I've configured qmail using one tutorial. Yeah a lot of 3rd party addons but it works GREAT now.

Can you setup postfix with smtp authorisation, some clever spamassassin and clamav filter etc. quickly?

I haven't seen postfix in action yet so I don't know how difficult it is to configure  :Wink: 

But yeah maybe it's better than postfix, who knows. 

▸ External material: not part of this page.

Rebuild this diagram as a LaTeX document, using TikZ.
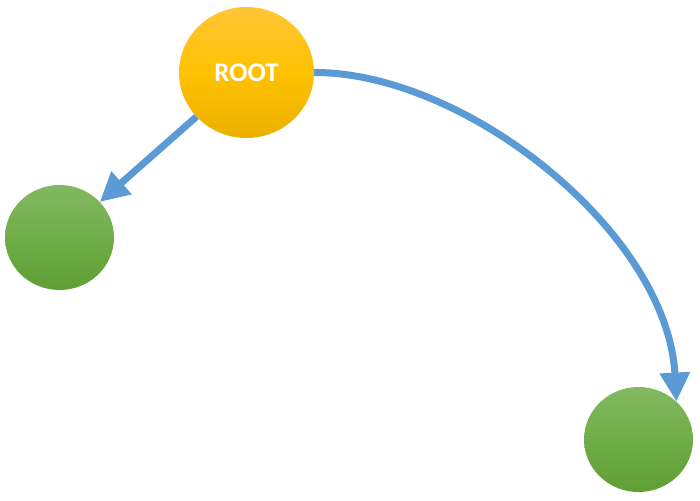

I don't wanna start flamewar here  :Wink: 

----------

## j-m

 *roymaster wrote:*   

> 
> 
> Can you setup postfix with smtp authorisation, some clever spamassassin and clamav filter etc. quickly?
> 
> I haven't seen postfix in action yet so I don't know how difficult it is to configure 
> ...

 

Sure. I have it working.  :Wink: 

 *roymaster wrote:*   

> 
> 
> I don't wanna start flamewar here 

 

Neither do I. Anyway, the wise thing would be to shutdown the MTA immediately and keep it down untill this issue is resolved. Or at least block outgoing SMTP on firewall and stop spreading the huge amount of spam.  :Exclamation: 

----------

## cheops05

Thanks but i dont want to start emerging postfix to fix my qmail, I have shut down the MTA but I could do with a little help trying to find out how these guys are sending spam through my smtp any help much appreciated, Surely there are some experience qmail people out there who can help much more than me anyway.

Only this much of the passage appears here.